Gavel, if I have learned anything from that Law and Order: SVU marathon, it’s that the bad guys of New York City are always rich white people with mommy issues. I have also learned that people with black robes who bang gavels on wooden desks command respect. I have thus hatched a new plan to get me back on track to employment!
Now gavel, sometime between now and January, I plan on finding my right shoe. And when that happens, I will dress myself up in my nicest hoodie, and put on my black robe from graduation. One time use, my ass. Together, gavel, we will travel to midtown, and storm the UN offices, demanding to be seen for an interview. The security guard who usually kicks me out will have no choice but to let us in, because he’ll think we’re some important judge! Once we get into the room for our interview, this is when you take the stage. I will say things such as. “Yes, I have 20 years of experience.” And, “No, I was not arrested for a felony last year.” After each sentence, I will bang you on the desk, gavel. This will show that pompous HR rep that I mean business! Finally, when the HR rep asks why I think I am the best candidate, I will start banging you on the desk to the beat of “Footloose” until the HR rep caves in or dies. Together, gavel, we shall prevail!

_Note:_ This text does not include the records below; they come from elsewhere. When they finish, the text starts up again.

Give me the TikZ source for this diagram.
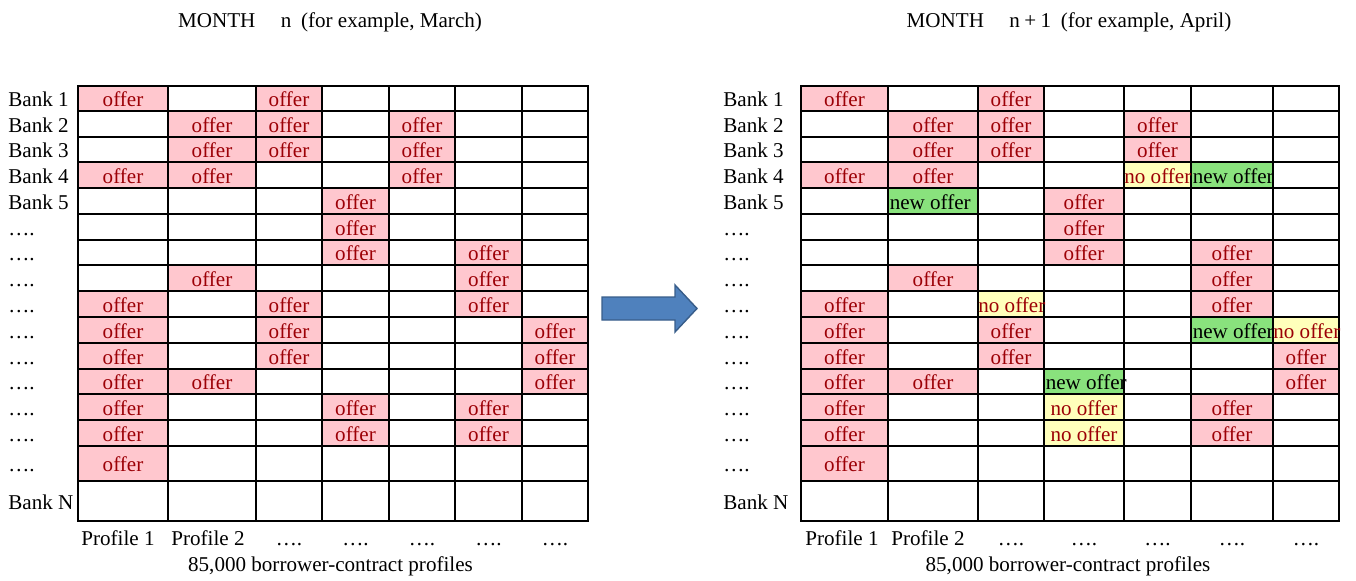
\documentclass[tikz,border=0pt]{standalone}
\usepackage{fontspec}
\setmainfont{Liberation Serif}
\usetikzlibrary{backgrounds}

\definecolor{offerbg}{HTML}{FFC7CE}
\definecolor{offertext}{HTML}{9C0006}
\definecolor{newbg}{RGB}{137,226,125}
\definecolor{nobg}{RGB}{255,255,187}
\definecolor{arrowfill}{HTML}{4F81BD}
\definecolor{arrowedge}{HTML}{385D8A}

\tikzset{
  cell/.style={draw, rectangle, inner sep=0pt, outer sep=0pt, line width=0.6pt},
  txt/.style={inner sep=0pt, text height=9.6pt, text depth=0pt},
  offer/.style={txt, text=offertext},
  newoffer/.style={txt, text=black, anchor=west, xshift=0.8pt},
  nooffer/.style={txt, text=offertext},
  banklabel/.style={txt, anchor=west},
}

\begin{document}
\begin{tikzpicture}[x=0.02cm, y=-0.02cm, font=\fontsize{12}{14}\selectfont]
    \useasboundingbox (0,0) rectangle (1356,581);

    % month n grid
    \foreach \c/\xa/\xb in {1/78/168, 2/168/256, 3/256/322, 4/322/389, 5/389/455, 6/455/522, 7/522/588}{
        \foreach \r/\ya/\yb in {1/86/111, 2/111/137, 3/137/162, 4/162/188, 5/188/214, 6/214/240, 7/240/265, 8/265/291,
                                9/291/317, 10/317/343, 11/343/369, 12/369/394, 13/394/420, 14/420/446, 15/446/481, 16/481/521}{
            \pgfmathsetmacro{\cellw}{(\xb-\xa)*0.02}
            \pgfmathsetmacro{\cellh}{(\yb-\ya)*0.02}
            \node[cell, minimum width=\cellw cm, minimum height=\cellh cm] (L\r-\c) at ({(\xa+\xb)/2},{(\ya+\yb)/2}) {};
        }
    }

    % month n+1 grid
    \foreach \c/\xa/\xb in {1/801/888, 2/888/978, 3/978/1044, 4/1044/1124, 5/1124/1191, 6/1191/1273, 7/1273/1339}{
        \foreach \r/\ya/\yb in {1/86/111, 2/111/137, 3/137/162, 4/162/188, 5/188/214, 6/214/240, 7/240/265, 8/265/291,
                                9/291/317, 10/317/343, 11/343/369, 12/369/394, 13/394/420, 14/420/446, 15/446/481, 16/481/521}{
            \pgfmathsetmacro{\cellw}{(\xb-\xa)*0.02}
            \pgfmathsetmacro{\cellh}{(\yb-\ya)*0.02}
            \node[cell, minimum width=\cellw cm, minimum height=\cellh cm] (R\r-\c) at ({(\xa+\xb)/2},{(\ya+\yb)/2}) {};
        }
    }

    % cell colours go under the grid lines
    \begin{scope}[on background layer]
        \foreach \r/\c in {1/1, 1/3, 2/2, 2/3, 2/5, 3/2, 3/3, 3/5, 4/1, 4/2, 4/5, 5/4, 6/4, 7/4, 7/6, 8/2, 8/6,
                           9/1, 9/3, 9/6, 10/1, 10/3, 10/7, 11/1, 11/3, 11/7, 12/1, 12/2, 12/7, 13/1, 13/4, 13/6,
                           14/1, 14/4, 14/6, 15/1}
            \fill[offerbg] (L\r-\c.north west) rectangle (L\r-\c.south east);
        \foreach \r/\c in {1/1, 1/3, 2/2, 2/3, 2/5, 3/2, 3/3, 3/5, 4/1, 4/2, 5/4, 6/4, 7/4, 7/6, 8/2, 8/6,
                           9/1, 9/6, 10/1, 10/3, 11/1, 11/3, 11/7, 12/1, 12/2, 12/7, 13/1, 13/6, 14/1, 14/6, 15/1}
            \fill[offerbg] (R\r-\c.north west) rectangle (R\r-\c.south east);
        \foreach \r/\c in {4/6, 5/2, 10/6, 12/4}
            \fill[newbg] (R\r-\c.north west) rectangle (R\r-\c.south east);
        \foreach \r/\c in {4/5, 9/3, 10/7, 13/4, 14/4}
            \fill[nobg] (R\r-\c.north west) rectangle (R\r-\c.south east);
    \end{scope}

    % cell texts
    \foreach \r/\c in {1/1, 1/3, 2/2, 2/3, 2/5, 3/2, 3/3, 3/5, 4/1, 4/2, 4/5, 5/4, 6/4, 7/4, 7/6, 8/2, 8/6,
                       9/1, 9/3, 9/6, 10/1, 10/3, 10/7, 11/1, 11/3, 11/7, 12/1, 12/2, 12/7, 13/1, 13/4, 13/6,
                       14/1, 14/4, 14/6, 15/1}
        \node[offer] (offerL\r-\c) at (L\r-\c) {offer};
    \foreach \r/\c in {1/1, 1/3, 2/2, 2/3, 2/5, 3/2, 3/3, 3/5, 4/1, 4/2, 5/4, 6/4, 7/4, 7/6, 8/2, 8/6,
                       9/1, 9/6, 10/1, 10/3, 11/1, 11/3, 11/7, 12/1, 12/2, 12/7, 13/1, 13/6, 14/1, 14/6, 15/1}
        \node[offer] (offerR\r-\c) at (R\r-\c) {offer};
    \foreach \r/\c in {4/6, 5/2, 10/6, 12/4}
        \node[newoffer] (newR\r-\c) at (R\r-\c.west) {new offer};
    \foreach \r/\c in {4/5, 9/3, 10/7}
        \node[nooffer, anchor=west] (noR\r-\c) at (R\r-\c.west) {no offer};
    \foreach \r/\c in {13/4, 14/4}
        \node[nooffer] (noR\r-\c) at (R\r-\c) {no offer};

    % bank names down the left of each grid
    \foreach \r/\lab in {1/Bank 1, 2/Bank 2, 3/Bank 3, 4/Bank 4, 5/Bank 5, 6/…., 7/…., 8/…., 9/…., 10/….,
                         11/…., 12/…., 13/…., 14/…., 15/…., 16/Bank N}{
        \node[banklabel] (bankL\r) at (8,0 |- L\r-1) {\lab};
        \node[banklabel] (bankR\r) at (723,0 |- R\r-1) {\lab};
    }

    % profiles along the bottom
    \node[banklabel] (profL1) at (81,537) {Profile 1};
    \node[banklabel] (profL2) at (171,537) {Profile 2};
    \node[banklabel] (profR1) at (805,537) {Profile 1};
    \node[banklabel] (profR2) at (891,537) {Profile 2};
    \foreach \c in {3,...,7}{
        \node[txt] (dotsL\c) at (L16-\c |- 0,537) {….};
        \node[txt] (dotsR\c) at (R16-\c |- 0,537) {….};
    }
    \node[txt] (countL) at (330.5,563) {85,000 borrower-contract profiles};
    \node[txt] (countR) at (1068,563) {85,000 borrower-contract profiles};

    % month titles
    \node[txt] (monthL) at (330,19) {MONTH\hspace{14.5pt}n\hspace{5.5pt}(for example, March)};
    \node[txt] (monthR) at (1069,19) {MONTH\hspace{14.5pt}n\hspace{2.5pt}+\hspace{2.5pt}1\hspace{5.5pt}(for example, April)};

    % block arrow from one month to the next
    \draw[fill=arrowfill, draw=arrowedge, line width=0.8pt, line join=miter]
        (602,297) -- (675,297) -- (675,285) -- (697,308.5) -- (675,332) -- (675,320) -- (602,320) -- cycle;

\end{tikzpicture}
\end{document}
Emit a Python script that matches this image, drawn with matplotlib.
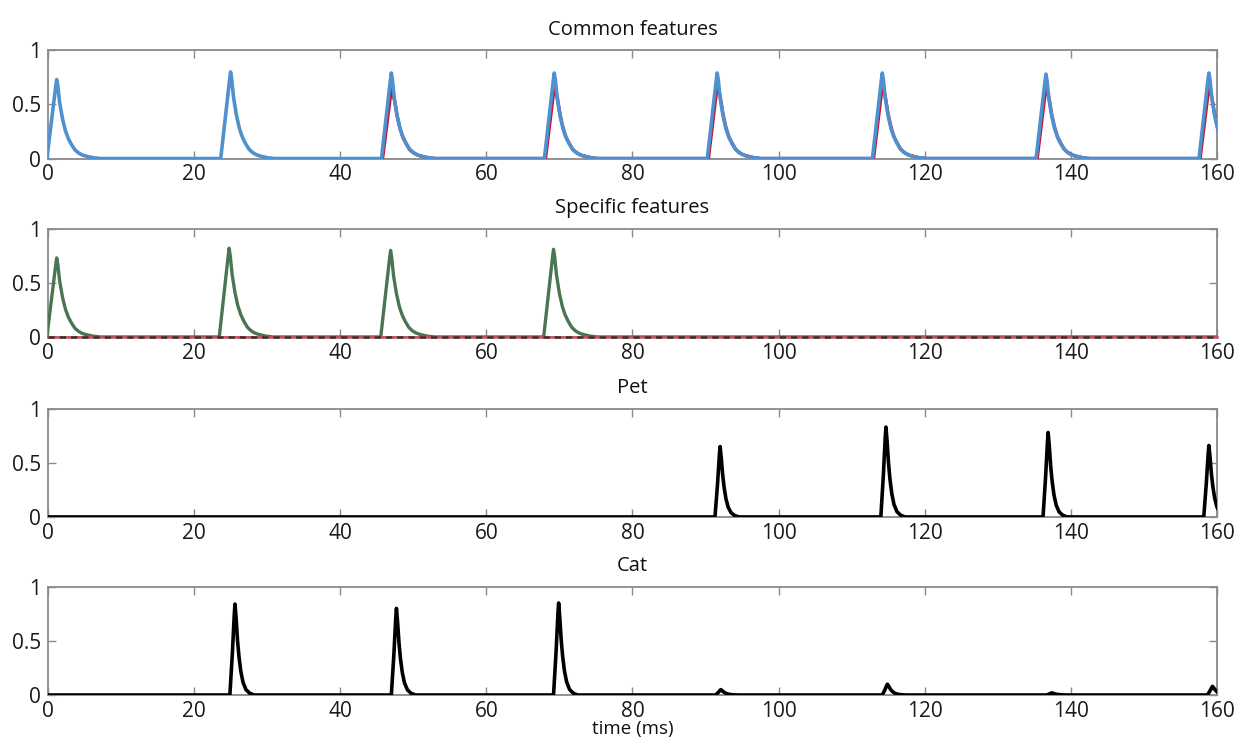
import numpy as np
import matplotlib
matplotlib.use('Agg')
import matplotlib.pyplot as plt

plt.rcParams['font.family'] = ['Open Sans', 'DejaVu Sans']

# pulse shapes: time offsets from the peak (ms) and value relative to peak
wide_offsets = [-1.35, -0.15, 0.0, 0.15, 0.4, 0.8, 1.2, 1.6, 2.0, 2.5, 3.0, 3.5, 4.0, 5.0, 6.0]
wide_shape = [0.0, 0.9, 1.0, 0.92, 0.71, 0.50, 0.35, 0.25, 0.18, 0.11, 0.07, 0.045, 0.03, 0.01, 0.0]
red_offsets = [-1.2, -0.1, 0.0, 0.15, 0.4, 0.8, 1.2, 1.6, 2.0, 2.5, 3.0, 3.5, 4.0, 5.0, 6.0]
red_shape = [0.0, 0.92, 1.0, 0.95, 0.86, 0.61, 0.43, 0.30, 0.22, 0.13, 0.085, 0.055, 0.037, 0.012, 0.0]
narrow_offsets = [-0.7, -0.35, -0.1, 0.0, 0.15, 0.35, 0.55, 0.8, 1.1, 1.5, 2.0, 2.6]
narrow_shape = [0.0, 0.47, 0.88, 1.0, 0.85, 0.6, 0.42, 0.26, 0.14, 0.06, 0.02, 0.0]

# common features
blue_peaks = [1.2, 25.0, 47.0, 69.3, 91.6, 114.2, 136.6, 158.9]
blue_heights = [0.73, 0.80, 0.79, 0.79, 0.79, 0.79, 0.78, 0.79]
red_peaks = [47.0, 69.3, 91.6, 114.2, 136.6, 158.9]
red_heights = [0.64, 0.66, 0.67, 0.67, 0.66, 0.66]

# specific features
green_peaks = [1.2, 24.8, 46.9, 69.2]
green_heights = [0.73, 0.82, 0.80, 0.81]

# Pet / Cat
pet_peaks = [92.0, 114.7, 136.9, 158.9]
pet_heights = [0.65, 0.83, 0.78, 0.66]
cat_peaks = [25.6, 47.7, 69.9, 92.1, 114.9, 137.4, 159.4]
cat_heights = [0.84, 0.80, 0.85, 0.05, 0.10, 0.02, 0.08]

t_end = 160.0
xticks = [0, 20, 40, 60, 80, 100, 120, 140, 160]
yticks = [0, 0.5, 1]
yticklabels = ['0', '0.5', '1']
titles = ['Common features', 'Specific features', 'Pet', 'Cat']


def trace(peaks, heights, offs, shape, pad_ends=True):
    xs, ys = [], []
    for tp, h in zip(peaks, heights):
        xs += [tp + o for o in offs]
        ys += [h * s for s in shape]
    if pad_ends and xs[0] > 0:
        xs.insert(0, 0.0)
        ys.insert(0, 0.0)
    if pad_ends and xs[-1] < t_end:
        xs.append(t_end)
        ys.append(0.0)
    return np.array(xs), np.array(ys)


fig = plt.figure(figsize=(12.42, 7.45), dpi=100, facecolor='white')
left, width, height = 0.0386, 0.9412, 0.1453
bottoms = [0.7872, 0.5477, 0.3061, 0.0671]
axes = [fig.add_axes([left, b, width, height]) for b in bottoms]

grey = '#8a8a8a'
for ax, title in zip(axes, titles):
    ax.set_xlim(0, t_end)
    ax.set_ylim(0, 1)
    ax.set_xticks(xticks)
    ax.set_yticks(yticks)
    ax.set_yticklabels(yticklabels)
    ax.tick_params(direction='in', length=6, width=1.0, color=grey,
                   top=True, right=True, labelsize=15, labelcolor='#1a1a1a')
    ax.tick_params(axis='x', pad=4)
    ax.tick_params(axis='y', pad=5)
    for sp in ax.spines.values():
        sp.set_color(grey)
        sp.set_linewidth(1.3)
    ax.set_title(title, fontsize=14.5, pad=11, color='#111111')

kw = dict(solid_joinstyle='round', solid_capstyle='round', zorder=3)

ax = axes[0]
# red response sits underneath the blue one; only its onsets show
x, y = trace(red_peaks, red_heights, red_offsets, red_shape, pad_ends=False)
ax.plot(x, y, color='#c4122f', lw=2.4, **kw)
x, y = trace(blue_peaks, blue_heights, wide_offsets, wide_shape)
ax.plot(x, y, color='#4f91cf', lw=2.6, **kw)

ax = axes[1]
x, y = trace(green_peaks, green_heights, wide_offsets, wide_shape)
ax.plot(x, y, color='#4a7552', lw=2.4, **kw)
ax.plot([0, t_end], [0, 0], color='#d04a5a', lw=1.8, clip_on=False, zorder=4)
ax.plot([0, t_end], [0, 0], color='#333333', lw=1.8, ls=(0, (2.5, 2)), clip_on=False, zorder=4)

ax = axes[2]
x, y = trace(pet_peaks, pet_heights, narrow_offsets, narrow_shape)
ax.plot(x, y, color='black', lw=2.6, **kw)

ax = axes[3]
x, y = trace(cat_peaks, cat_heights, narrow_offsets, narrow_shape)
ax.plot(x, y, color='black', lw=2.6, **kw)
ax.set_xlabel('time (ms)', fontsize=13.5, labelpad=-1, color='#111111')

fig.savefig('out.png', dpi=100, facecolor='white')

While I see absolutely no flaws in this plan, gavel, there is a minor possibility that it will not work. Should this happen, we will order a pizza. We might as well get fat, who the hell cares? Anyway, after pizza, we can hit the town! You are so versatile, gavel! We could be a pretend judge on Law and Order, pretend to be a judge in City Hall, invent a new kind of gavel banging massage in Chinatown, even be a construction worker! Screw those stupid hammers, you are so much prettier! Jobs abound for us, gavel. Your banging abilities will surely mean that the doors will open for us. And if they don’t, you can break them down, one Footloose song at a time.